The museum tweeted Thursday, "Da Vinci's Salvator Mundi is coming to #LouvreAbuDhabi."
The painting of Christ — the title means "Savior of the world" — is believed to have been painted sometime after 1505 and is the only Leonardo work thought to be privately owned.
The Louvre Abu Dhabi is the largest art museum in the Arabian Peninsula and one of the world’s newest, having opened its doors on Nov. 8.
When the painting was sold at Christie's auction house in New York last month, both the seller and buyer of the painting were kept anonymous.
But the New York Times reported Thursday that the painting's owner is Prince Bader bin Abdullah bin Mohammed bin Farhan al-Saud, a member of the Saudi royal family.
According to the New York Times, the prince is a "friend and associate" of Prince Mohammed bin Salman, the 32-year-old crown prince and heir apparent to the Saudi throne who recently led a purge against corruption in the kingdom.
Christie's confirmed in a tweet that the Louvre Abu Dhabi would be the painting's new home.

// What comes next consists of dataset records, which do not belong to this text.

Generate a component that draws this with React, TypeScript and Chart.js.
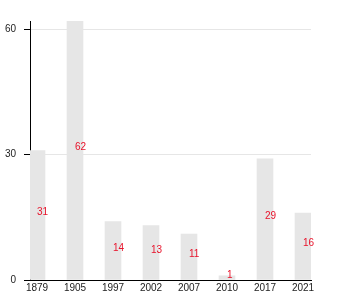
import React, { useEffect, useRef } from "react";
import { Chart, registerables } from "chart.js";

Chart.register(...registerables);

const years = ["1879", "1905", "1997", "2002", "2007", "2010", "2017", "2021"];
const counts = [31, 62, 14, 13, 11, 1, 29, 16];

const FONT = "'Liberation Sans', Arial, Helvetica, sans-serif";

export default function App() {
  const ref = useRef<HTMLCanvasElement>(null);

  useEffect(() => {
    document.body.style.margin = "0";
    const labelPlugin = {
      id: "valueLabels",
      afterDatasetsDraw(chart: any) {
        const ctx = chart.ctx;
        const meta = chart.getDatasetMeta(0);
        ctx.save();
        ctx.fillStyle = "#e8132b";
        ctx.font = `10px ${FONT}`;
        ctx.textAlign = "left";
        ctx.textBaseline = "alphabetic";
        meta.data.forEach((bar: any, i: number) => {
          const { x, y, base } = bar.getProps(["x", "y", "base"], true);
          ctx.fillText(String(counts[i]), x, (y + base) / 2);
        });
        ctx.restore();
      },
    };

    const xMin = -7 / 38;
    const xMax = xMin + 281 / 38;

    const chart = new Chart(ref.current as HTMLCanvasElement, {
      type: "bar",
      data: {
        datasets: [
          {
            data: counts.map((c, i) => ({ x: i, y: c })),
            backgroundColor: "#e6e6e6",
            barThickness: 16,
            clip: 0,
          } as any,
        ],
      },
      options: {
        responsive: false,
        animation: false,
        layout: { padding: { top: 21, right: 39, left: 0, bottom: 0 } },
        plugins: { legend: { display: false }, tooltip: { enabled: false } },
        scales: {
          x: {
            type: "linear",
            offset: false,
            min: xMin,
            max: xMax,
            grid: { display: false, drawTicks: false },
            border: { display: true, color: "#000" },
            ticks: {
              stepSize: 1,
              includeBounds: false,
              autoSkip: false,
              maxRotation: 0,
              padding: 2,
              color: "#222",
              font: { family: FONT, size: 10 },
              callback: (v: any) => (years[v as number] ?? ""),
            },
            afterFit: (s: any) => {
              s.height = 20;
            },
          } as any,
          y: {
            min: 0,
            max: 62,
            grid: { color: "#e6e6e6", tickColor: "#000", tickLength: 6 },
            border: { color: "#000" },
            ticks: {
              stepSize: 30,
              includeBounds: false,
              padding: 8,
              color: "#222",
              font: { family: FONT, size: 10 },
            },
            afterFit: (s: any) => {
              s.width = 30;
            },
          } as any,
        },
      },
      plugins: [labelPlugin],
    });
    return () => chart.destroy();
  }, []);

  return (
    <div style={{ position: "absolute", left: 0, top: 0, width: 350, height: 300 }}>
      <canvas ref={ref} width={350} height={300} />
    </div>
  );
}
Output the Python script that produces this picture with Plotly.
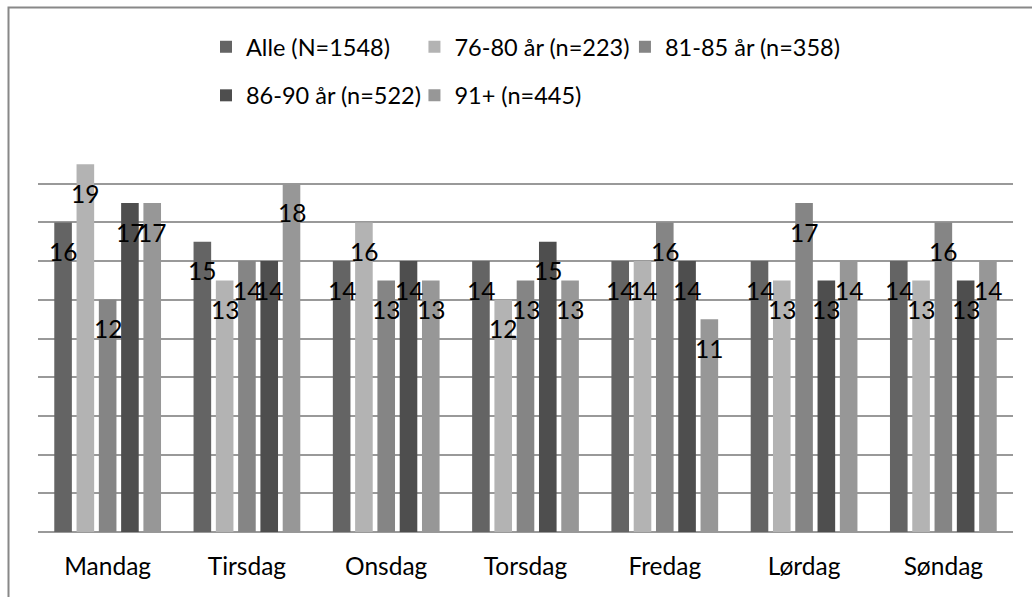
import plotly.graph_objects as go

# Weekdays on the category axis
days = ["Mandag", "Tirsdag", "Onsdag", "Torsdag", "Fredag", "Lørdag", "Søndag"]

# Share per weekday for each age group
series_names = [
    "Alle (N=1548)",
    "76-80 år (n=223)",
    "81-85 år (n=358)",
    "86-90 år (n=522)",
    "91+ (n=445)",
]
alle = [16, 15, 14, 14, 14, 14, 14]
age_76_80 = [19, 13, 16, 12, 14, 13, 13]
age_81_85 = [12, 14, 13, 13, 16, 17, 16]
age_86_90 = [17, 14, 14, 15, 14, 13, 13]
age_91 = [17, 18, 13, 13, 11, 14, 14]
series_values = [alle, age_76_80, age_81_85, age_86_90, age_91]

colors = ["#646464", "#b3b3b3", "#858585", "#4e4e4e", "#979797"]
# legend laid out as three columns of up to two rows
legend_ids = ["legend", "legend2", "legend3", "legend", "legend2"]

FONT = "Lato"
FS = 24.5
LEGEND_FS = 23.5
BARGAP = 0.2

fig = go.Figure()
for k, (name, vals, col, lg) in enumerate(zip(series_names, series_values, colors, legend_ids)):
    fig.add_trace(go.Bar(
        x=days, y=vals, name=name, marker=dict(color=col, line=dict(width=0)),
        legend=lg, legendgroup=f"g{k}",
    ))

# Value labels centred on each bar, a little below its top
n = len(series_values)
slot = (1 - BARGAP) / n
annotations = []
for j, vals in enumerate(series_values):
    for i, v in enumerate(vals):
        annotations.append(dict(
            x=i + (j - (n - 1) / 2) * slot, y=v, xref="x", yref="y",
            text=str(v), showarrow=False, yanchor="middle", xanchor="center",
            yshift=-29, font=dict(family=FONT, size=FS, color="#000000"),
        ))

legend_common = dict(
    orientation="v", xanchor="left", yanchor="top", y=1.3101,
    font=dict(family=FONT, size=LEGEND_FS, color="#000000"),
    itemwidth=30, tracegroupgap=15,
    bgcolor="rgba(0,0,0,0)", traceorder="grouped",
    itemclick=False, itemdoubleclick=False,
)

fig.update_layout(
    width=1032, height=597,
    margin=dict(l=38, r=19, t=145, b=65),
    paper_bgcolor="white", plot_bgcolor="white",
    barmode="group", bargap=BARGAP, bargroupgap=0.21,
    font=dict(family=FONT, size=FS, color="#000000"),
    showlegend=True,
    legend=dict(x=0.1723, **legend_common),
    legend2=dict(x=0.3861, **legend_common),
    legend3=dict(x=0.602, **legend_common),
    annotations=annotations,
    xaxis=dict(
        showgrid=False, showline=False, ticks="",
        tickfont=dict(family=FONT, size=FS, color="#000000"),
        ticklabelstandoff=17,
    ),
    yaxis=dict(
        range=[0, 20], dtick=2, showticklabels=False, ticks="",
        showgrid=True, gridcolor="#999999", gridwidth=2,
        zeroline=True, zerolinecolor="#999999", zerolinewidth=2,
        showline=False,
    ),
    shapes=[dict(
        type="rect", xref="paper", yref="paper",
        xsizemode="pixel", ysizemode="pixel", xanchor=0, yanchor=0,
        x0=-29.5, x1=1100, y0=-200, y1=524.5,
        line=dict(color="#888888", width=2), fillcolor="rgba(0,0,0,0)",
        layer="below",
    )],
)

fig.write_html("out.html")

The Wall Street Journal reported Thursday that al-Saud had been a “proxy” buyer for bin Salman himself, citing U.S. government intelligence and a Saudi art-world figure familiar with the purchase.
Christie's would not confirm the identity of the painting's owner to ABC News, and the Louvre Abu Dhabi did not immediately respond to ABC News' request for comment on the matter.